“Forgive Everyone Everything.” By Father Gregory Boyle. Art by Fabian Debora. Chicago: Loyola Press, 2022. 112 pages. Paperback: $21.99; Kindle: $18.80.

When times are chaotic and the news seems filled with everything that is going wrong, it is refreshing to encounter hope in one of the last places you would ever think such a thing existed. “Forgive Everyone Everything” by Father Gregory Boyle is just such a place and just such a book; though able to be read in one sitting, its message reverberates far beyond the hour or so it takes to peruse its pages. By the time the reader gets to the end, he or she is emphatically reminded that, with God, all good and noble things are possible.

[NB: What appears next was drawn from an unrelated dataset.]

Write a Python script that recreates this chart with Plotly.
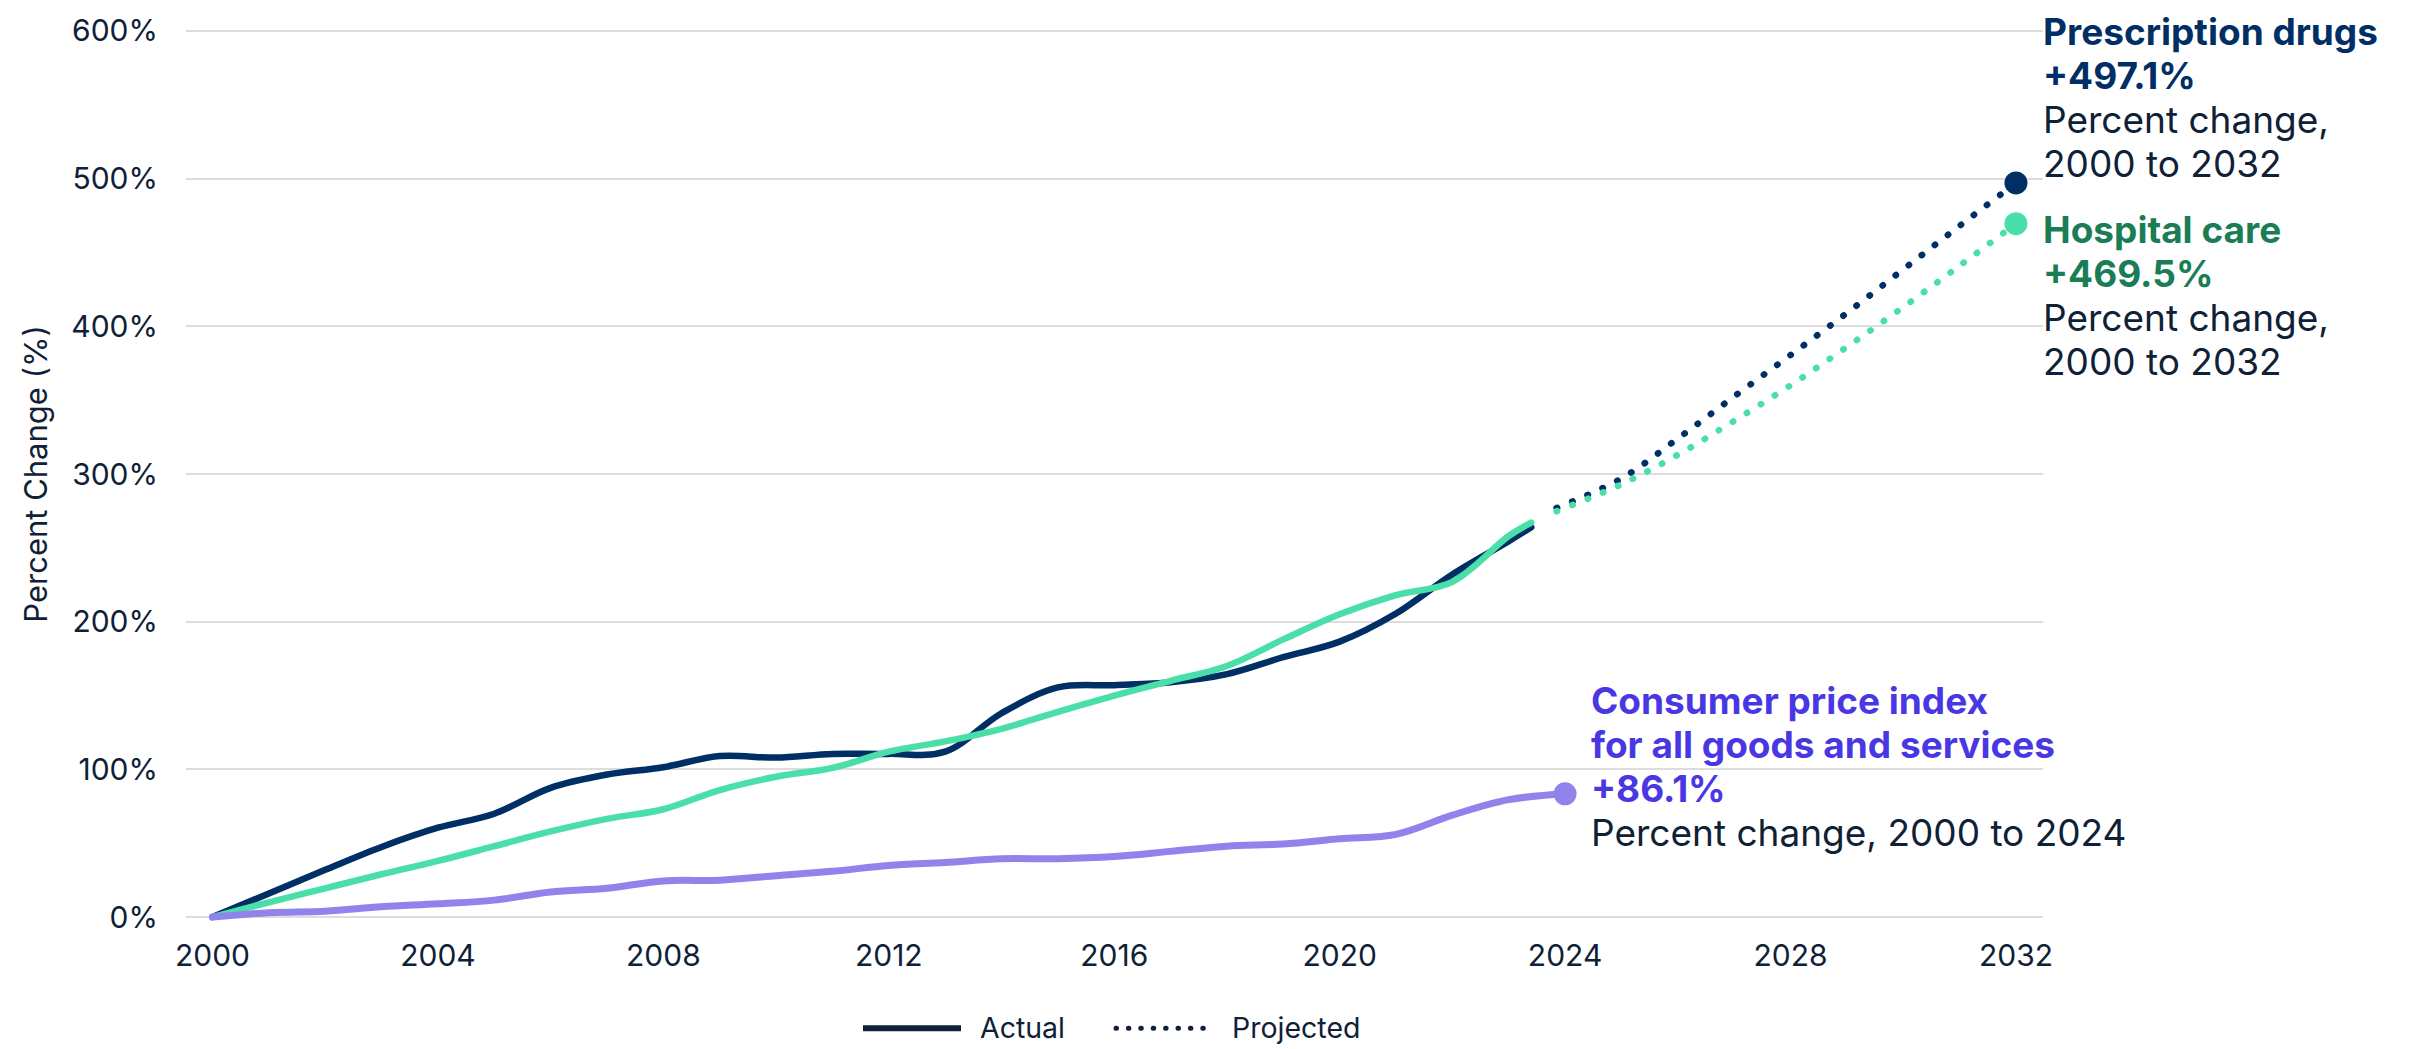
import plotly.graph_objects as go

# ---------------- data ----------------
actual_years = [2000, 2001, 2002, 2003, 2004, 2005, 2006, 2007, 2008, 2009, 2010, 2011,
                2012, 2013, 2014, 2015, 2016, 2017, 2018, 2019, 2020, 2021, 2022, 2023, 2023.4]
rx_actual = [0, 16, 32, 47.5, 60.5, 70, 87.5, 96.5, 101.5, 109, 108, 110.5,
             110.5, 112, 138, 155.5, 157, 159, 164.5, 176, 186.5, 205.5, 232, 254.5, 264]
hosp_actual = [0, 10, 19.5, 29, 38, 48, 58, 66.5, 73, 86, 95, 101,
               112, 119, 127.5, 139, 150, 160, 170, 188, 205, 218, 227, 258, 267]

cpi_years = [2000, 2001, 2002, 2003, 2004, 2005, 2006, 2007, 2008, 2009, 2010, 2011, 2012,
             2013, 2014, 2015, 2016, 2017, 2018, 2019, 2020, 2021, 2022, 2023, 2024]
cpi_values = [0, 3, 4, 7, 9, 11.5, 17, 19.5, 24.5, 25, 28, 31, 35,
              37, 39.5, 39.5, 41, 44.5, 48, 49.5, 53, 56, 69, 79.5, 83.5]

proj_years = [2023.85, 2025, 2026, 2027, 2028, 2029, 2030, 2031, 2032]
rx_proj = [277, 297, 324, 352.5, 380.5, 409, 438.5, 468, 497.1]
hosp_proj = [274.8, 293, 313, 336, 360, 386, 413, 441, 469.5]

x_tick_vals = [2000, 2004, 2008, 2012, 2016, 2020, 2024, 2028, 2032]
x_tick_text = ["2000", "2004", "2008", "2012", "2016", "2020", "2024", "2028", "2032"]
y_tick_vals = [0, 100, 200, 300, 400, 500, 600]
y_tick_text = ["0%", "100%", "200%", "300%", "400%", "500%", "600%"]

# ---------------- styles ----------------
NAVY = "#002F65"
GREEN = "#4ADEA8"
PURPLE = "#9084EC"
GREEN_TXT = "#1A7D56"
PURPLE_TXT = "#4A37E4"
DARK = "#0F2136"
GRID = "#DDDDDD"
FONT = "Inter"

W, H = 2414, 1049
# plot area in page pixels
L, R = 186, 2043
T, B = 22.6, 922.6
Y_RANGE = [-4, 604]
X_RANGE = [1999.53, 2032.48]


def px2paper(px):
    return (px - L) / (R - L)


def py2paper(py):
    return (B - py) / (B - T)


fig = go.Figure()

fig.add_trace(go.Scatter(x=actual_years, y=rx_actual, mode="lines",
                         line=dict(color=NAVY, width=6.5, shape="spline", smoothing=1),
                         showlegend=False, hoverinfo="skip"))
fig.add_trace(go.Scatter(x=actual_years, y=hosp_actual, mode="lines",
                         line=dict(color=GREEN, width=6.5, shape="spline", smoothing=1),
                         showlegend=False, hoverinfo="skip"))
fig.add_trace(go.Scatter(x=cpi_years, y=cpi_values, mode="lines",
                         line=dict(color=PURPLE, width=7, shape="spline", smoothing=1),
                         showlegend=False, hoverinfo="skip"))
fig.add_trace(go.Scatter(x=proj_years, y=rx_proj, mode="lines",
                         line=dict(color=NAVY, width=6.5, dash="6px,11px", shape="spline"),
                         showlegend=False, hoverinfo="skip"))
fig.add_trace(go.Scatter(x=proj_years, y=hosp_proj, mode="lines",
                         line=dict(color=GREEN, width=6.5, dash="6px,11px", shape="spline"),
                         showlegend=False, hoverinfo="skip"))

# end markers
fig.add_trace(go.Scatter(x=[proj_years[-1]], y=[rx_proj[-1]], mode="markers",
                         marker=dict(color=NAVY, size=23), showlegend=False, hoverinfo="skip"))
fig.add_trace(go.Scatter(x=[proj_years[-1]], y=[hosp_proj[-1]], mode="markers",
                         marker=dict(color=GREEN, size=23), showlegend=False, hoverinfo="skip"))
fig.add_trace(go.Scatter(x=[cpi_years[-1]], y=[cpi_values[-1]], mode="markers",
                         marker=dict(color=PURPLE, size=23), showlegend=False, hoverinfo="skip"))

ANN_SIZE = 37
SPACING = 44


def add_block(x, lines, first_baseline, xshift):
    for i, (txt, color, bold) in enumerate(lines):
        base = first_baseline + i * SPACING
        cy = base - 0.36 * ANN_SIZE
        fig.add_annotation(
            x=x, xref="x", y=py2paper(cy), yref="paper",
            xanchor="left", yanchor="middle", xshift=xshift, showarrow=False,
            text=("<b>%s</b>" % txt) if bold else txt,
            font=dict(family=FONT, size=ANN_SIZE, color=color),
        )


add_block(proj_years[-1], [
    ("Prescription drugs", NAVY, True),
    ("+497.1%", NAVY, True),
    ("Percent change,", DARK, False),
    ("2000 to 2032", DARK, False),
], 42.7, 25)

add_block(proj_years[-1], [
    ("Hospital care", GREEN_TXT, True),
    ("+469.5%", GREEN_TXT, True),
    ("Percent change,", DARK, False),
    ("2000 to 2032", DARK, False),
], 240.7, 25)

add_block(cpi_years[-1], [
    ("Consumer price index", PURPLE_TXT, True),
    ("for all goods and services", PURPLE_TXT, True),
    ("+86.1%", PURPLE_TXT, True),
    ("Percent change, 2000 to 2024", DARK, False),
], 713.3, 24)

# custom legend (Actual / Projected line styles)
LEG_Y = 1028
fig.add_shape(type="line", xref="paper", yref="paper",
              x0=px2paper(863), x1=px2paper(961), y0=py2paper(LEG_Y), y1=py2paper(LEG_Y),
              line=dict(color=DARK, width=6))
fig.add_shape(type="line", xref="paper", yref="paper",
              x0=px2paper(1116), x1=px2paper(1212), y0=py2paper(LEG_Y), y1=py2paper(LEG_Y),
              line=dict(color=DARK, width=5, dash="5px,7px"))
for txt, px in [("Actual", 978), ("Projected", 1230)]:
    fig.add_annotation(x=px2paper(px), xref="paper", y=py2paper(1027), yref="paper",
                       xanchor="left", yanchor="middle", showarrow=False, text=txt,
                       font=dict(family=FONT, size=28.5, color=DARK))

fig.update_layout(
    width=W, height=H, autosize=False,
    margin=dict(l=L, r=W - R, t=T, b=H - B, pad=0),
    paper_bgcolor="white", plot_bgcolor="white",
    font=dict(family=FONT, color=DARK),
    showlegend=False,
)
fig.update_xaxes(range=X_RANGE, tickvals=x_tick_vals, ticktext=x_tick_text,
                 showgrid=False, zeroline=False, showline=False, ticks="",
                 tickfont=dict(family=FONT, size=30, color=DARK), ticklabelstandoff=12)
fig.update_yaxes(range=Y_RANGE, tickvals=y_tick_vals, ticktext=y_tick_text,
                 showgrid=True, gridcolor=GRID, gridwidth=2, zeroline=False, showline=False, ticks="",
                 tickfont=dict(family=FONT, size=30, color=DARK), ticklabelstandoff=27,
                 title=dict(text="Percent Change (%)", standoff=14,
                            font=dict(family=FONT, size=31, color=DARK)))

post = """
document.documentElement.style.margin = '0';
document.documentElement.style.overflow = 'hidden';
document.body.style.margin = '0';
document.body.style.overflow = 'hidden';
var gd = document.getElementById('{plot_id}');
gd.querySelectorAll('path.js-line').forEach(function(p){
  p.style.strokeLinecap = 'round';
  p.style.strokeLinejoin = 'round';
  var d = p.style.strokeDasharray;
  if (d && d !== 'none' && d !== '') { p.style.strokeDasharray = '0.5px, 16px'; }
});
gd.querySelectorAll('.shapelayer path').forEach(function(p){
  var d = p.style.strokeDasharray;
  if (d && d !== 'none' && d !== '') { p.style.strokeLinecap = 'round'; p.style.strokeDasharray = '0.5px, 11.9px'; }
});
"""

fig.write_html("out.html", post_script=post, config={"displayModeBar": False})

For those of you who are not familiar with Father Boyle’s work, a little background is in order.  From 1986 to 1992, the Jesuit priest was pastor of Dolores Mission Church which, at the time, was the poorest Catholic parish in Los Angeles. It also had the highest concentration of gang activity in the city. He witnessed firsthand the devastating effects of gang violence and, in 1988, he, his parish and community members decided to try something different to end it.

Thus was born what would eventually become Homeboy Industries, “the largest gang rehabilitation and reentry program in the world … providing training and support to formerly gang-involved and previously incarcerated people, allowing them to redirect their lives and become contributing members of our community.”

In “Forgive Everyone Everything,” Father Boyle has drawn from the stories he told in some of his previously published work, including “Tattoos on the Heart” and “Barking at the Choir.”  Most of them have happy endings, some not so much, but every story of every person included here is steeped in the enduring message of the Gospel. Indeed, each one – and they only occupy about two pages apiece – begins with a passage from scripture that sums up the message this person’s life teaches.

In addition to the written word, the book is filled to overflowing with the artwork of Fabian Debora. An artist in his own right, Debora is also executive director of the Homeboy Art Academy, and his paintings burst off the page with color and life, translating the world of these special people into something holy and beautiful.

Lest the reader think that these stories have a tinge of Pollyanna about them, let me hasten to assure you that they do not. Instead they illustrate that, as Father Boyle says, “The highest form of sanctity is to live in hell and not lose hope.”

Take the story of Ramoncita as an example. Even as an elderly woman – “I think she was 103 when she died” writes Father Boyle – she nonetheless often did the readings at daily Mass.  Besides her obvious affection for and comfort with her God, she was sometimes difficult to understand as she did not have a single tooth left in her mouth. “The word was,” explains Father Boyle, “that Ramoncita had at one time sported perfectly aligned dentures until one day in the projects she spotted a young mother trying to corral her kids. This mother had no teeth.  Ramoncita approached her, pulled the entirety of her dentures out of her mouth and said, ‘Clean these up, they should work fine. You need them more than I do.’”

There are a few words which resonate throughout this book – hope, resilience and especially joy, but as St. Paul reminds us, the greatest word of all is love. “In the culture of tenderness,” Father Boyle tells us, “homies ‘detoxify’ and discover the authority of their own voice, and their true and sacred selves. In the process, they find a love that can go anywhere.”

This book reminds us that that love is around each and every one of us, and that love’s name is God.

Author bio:

Father Gregory Boyle is the founder of Homeboy Industries in Los Angeles. Now in its 31st year, Homeboy has become the largest gang-intervention, rehabilitation and reentry program in the world. Father Boyle has received the University of Notre Dame’s Laetare Medal and California Peace Prize. He is the author of the New York Times bestsellers “Tattoos on the Heart: The Power of Boundless Compassion” and “Barking at the Choir: The Power of Radical Kinship.”